After a brief pause of 4 months, he received the brevet of lieutenant-colonel, and thereafter Conyers was sent to command the 82nd Foot in Canada and North America in the War of 1812. 590 remaining rank and file embarked at Paulliac in Bordeaux on 5 May 1814, travelling to Quebec. Arriving in Canada, they travelled to meet the British army and fight with Canadian and Native Indian Volunteers at Fort Erie on the Niagara Frontier. In particular, it appears that Conyers here commanded the 2nd Battalion 82nd Foot until peace was made with America in March 1815, following the British capture of Washington, and the American victory at New Orleans. The Second Battalion was subsequently reduced and returned to England and Conyers was made lieutenant-colonel on 20 April 1815. He was stationed in Ireland at Birr as commanding officer for two years before returning to England, and whilst at his home in Fulham he married Miss Sarah Teixeria de Sampayo, daughter of the Portuguese consul-general in London (and former inspector general of cavalry in Lisbon) Count Antonio Teixeria de Sampayo, on 14 June 1815. He had three children, Charles Edward Conyers jnr. (himself later an officer in the 2nd Dragoons) and two daughters Anne and Helen Conyers.
Lieutenant-Colonel Conyers served four and a half years at the Cape of Good Hope, and subsequently transferred on half-pay in February 1828 to secure a position as commander and inspecting officer of troops in the Ionian Islands, being principally based in Corfu, where his two daughters were married to British officers.
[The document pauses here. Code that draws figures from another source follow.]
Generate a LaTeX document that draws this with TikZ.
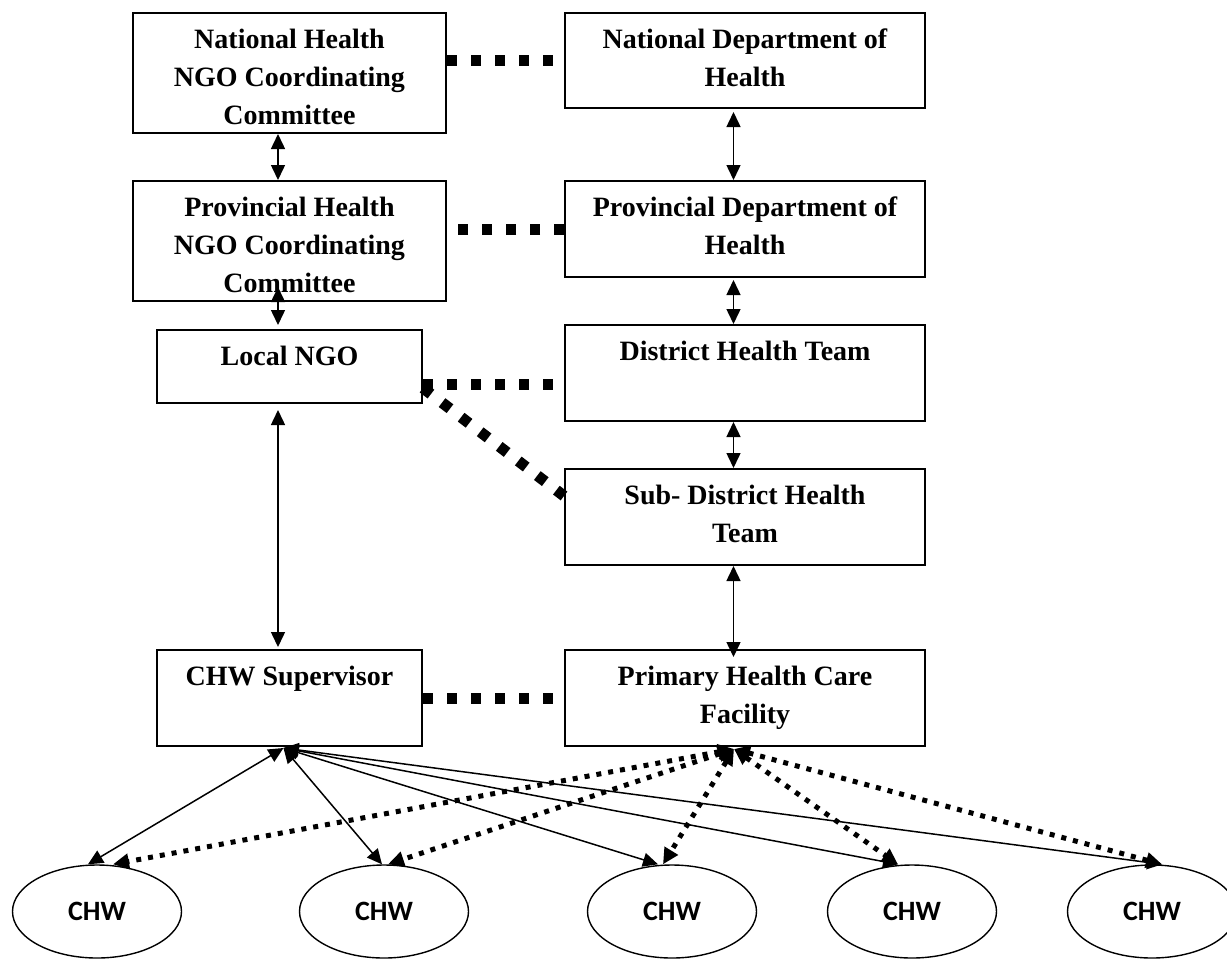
\documentclass[tikz,border=0pt]{standalone}
\usepackage{fontspec}
\setmainfont{Liberation Serif}
\newfontfamily\chwfont{Carlito}
\usetikzlibrary{positioning,arrows.meta,shapes.geometric,calc}

\begin{document}
\begin{tikzpicture}[
  x=0.5pt, y=-0.5pt,
  every node/.style={font=\fontsize{14}{19}\selectfont\bfseries},
  box/.style 2 args={draw, line width=1pt, inner sep=0pt, anchor=north west,
    execute at begin node={\begin{minipage}[c][#2][t]{#1}\centering\rule{0pt}{17.5pt}},
    execute at end node={\end{minipage}}},
  chw/.style={ellipse, draw, line width=0.7pt, minimum width=84.5pt, minimum height=46.5pt,
    inner sep=0pt, font=\chwfont\fontsize{14}{17}\selectfont\bfseries},
  link/.style={line width=0.75pt, {Triangle[length=7.5pt,width=7pt]}-{Triangle[length=7.5pt,width=7pt]}},
  tie/.style={line width=5.5pt, dash pattern=on 5pt off 7pt},
  dotlink/.style={line width=2.5pt, dash pattern=on 2.5pt off 3.5pt,
    {Triangle[length=8pt,width=7.5pt]}-{Triangle[length=8pt,width=7.5pt]}}
]
\useasboundingbox (0,0) rectangle (1227,960);

% NGO side
\node[box={156.5pt}{60pt}] (nngo) at (132,12) {National Health\\NGO Coordinating\\Committee};
\node[box={156.5pt}{60pt}] (pngo) at (132,180) {Provincial Health\\NGO Coordinating\\Committee};
\node[box={132.5pt}{36.5pt}] (lngo) at (156,329) {Local NGO};
\node[box={132.5pt}{48pt}] (csup) at (156,649) {CHW Supervisor};

% Government side
\node[box={180pt}{47.5pt}] (ndoh) at (564,12) {National Department of\\Health};
\node[box={180pt}{48pt}] (pdoh) at (564,180) {Provincial Department of\\Health};
\node[box={180pt}{48pt}] (dht) at (564,324) {District Health Team};
\node[box={180pt}{48pt}] (sdht) at (564,468) {Sub- District Health\\Team};
\node[box={180pt}{48pt}] (phc) at (564,649) {Primary Health Care\\Facility};

% Vertical links
\draw[link] ([xshift=-5.75pt]nngo.south) -- ([xshift=-5.75pt]pngo.north);
\draw[link] ([xshift=-5.75pt,yshift=7.5pt]pngo.south) -- ([xshift=-5.75pt,yshift=2pt]lngo.north);
\draw[link] ([xshift=-5.75pt,yshift=-3pt]lngo.south) -- ([xshift=-5.75pt,yshift=1pt]csup.north);
\draw[link] ([xshift=-5.75pt,yshift=-1.5pt]ndoh.south) -- ([xshift=-5.75pt]pdoh.north);
\draw[link] ([xshift=-5.75pt,yshift=-1pt]pdoh.south) -- ([xshift=-5.75pt]dht.north);
\draw[link] ([xshift=-5.75pt]dht.south) -- ([xshift=-5.75pt]sdht.north);
\draw[link] ([xshift=-5.75pt]sdht.south) -- ([xshift=-5.75pt,yshift=-4pt]phc.north);

% Ties between the two sides
\draw[tie] (nngo.east |- ndoh.west) -- (ndoh.west);
\draw[tie] (pdoh.west) -- (pngo.east |- pdoh.west);
\draw[tie] ($(lngo.east)+(0,17.5)$) -- ($(dht.west)+(0,11)$);
\draw[tie] ($(lngo.east)+(0,21.5)$) -- ($(sdht.west)+(0,-21)$);
\draw[tie] (csup.east) -- (phc.west);

% CHWs
\foreach \i/\cx in {1/97, 2/384, 3/672, 4/912, 5/1152}
  \node[chw] (c\i) at (\cx,911.5) {CHW};

\foreach \i/\sx/\dx in {1/-9/16, 2/-2/4, 3/-14/-9, 4/-14/-14, 5/10/10} {
  \draw[link] ($(csup.south)+(-6,1)$) -- ($(c\i.north)+(\sx,0)$);
  \draw[dotlink] ($(phc.south)+(-11,2)$) -- ($(c\i.north)+(\dx,0)$);
}
\end{tikzpicture}
\end{document}
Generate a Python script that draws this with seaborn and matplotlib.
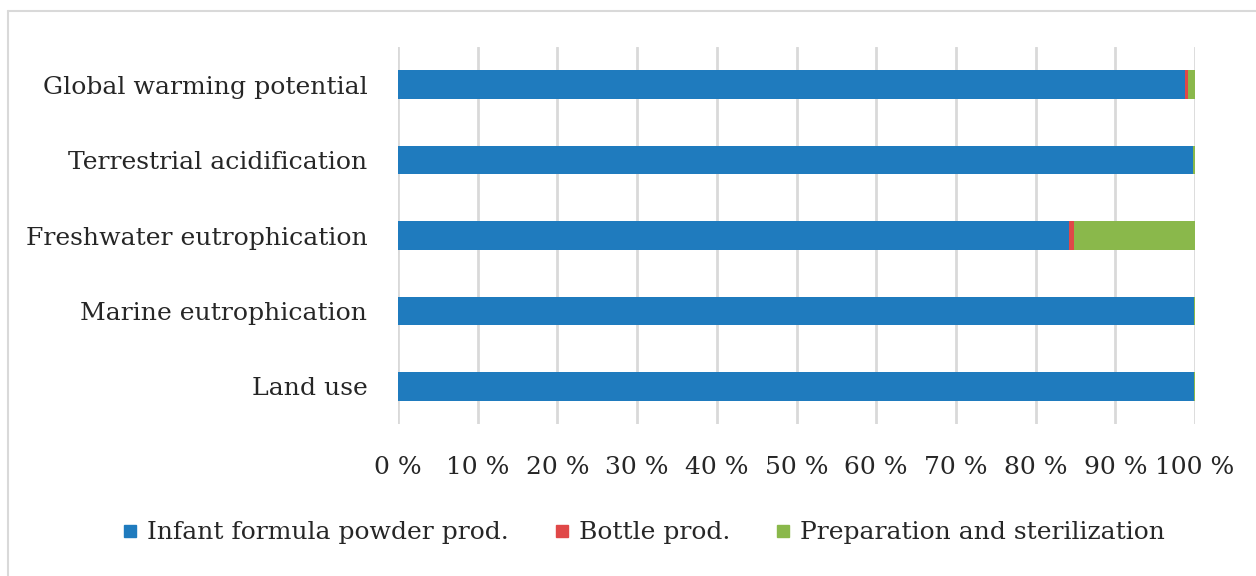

Here for a time he appears to have come into minor conflict with General Sir Charles Napier (concerning a possible move to Cephalonia), who wrote in his memoirs “... the new Resident, Colonel Conyers, was full charged to undo all that he can of my works and could not conceal his zeal”. He went on half-pay in January 1833, and received promotion to colonel in 1837, being appointed a Companion of the Bath in July 1838. He became major-general in November 1846 and was given colonelcy of the 96th Regiment in February 1852. He died at Brighton on 10 August 1855, after more than 60 years’ service and a truly global career.
Sold with a folder of comprehensive research, including copied record of service, gazette entries, extracts from Historical Records of the 82nd Regiment by S. P. Jarvis, a copy of his last Will and Testament, and his obituary notice published in the Morning Post of August 1855.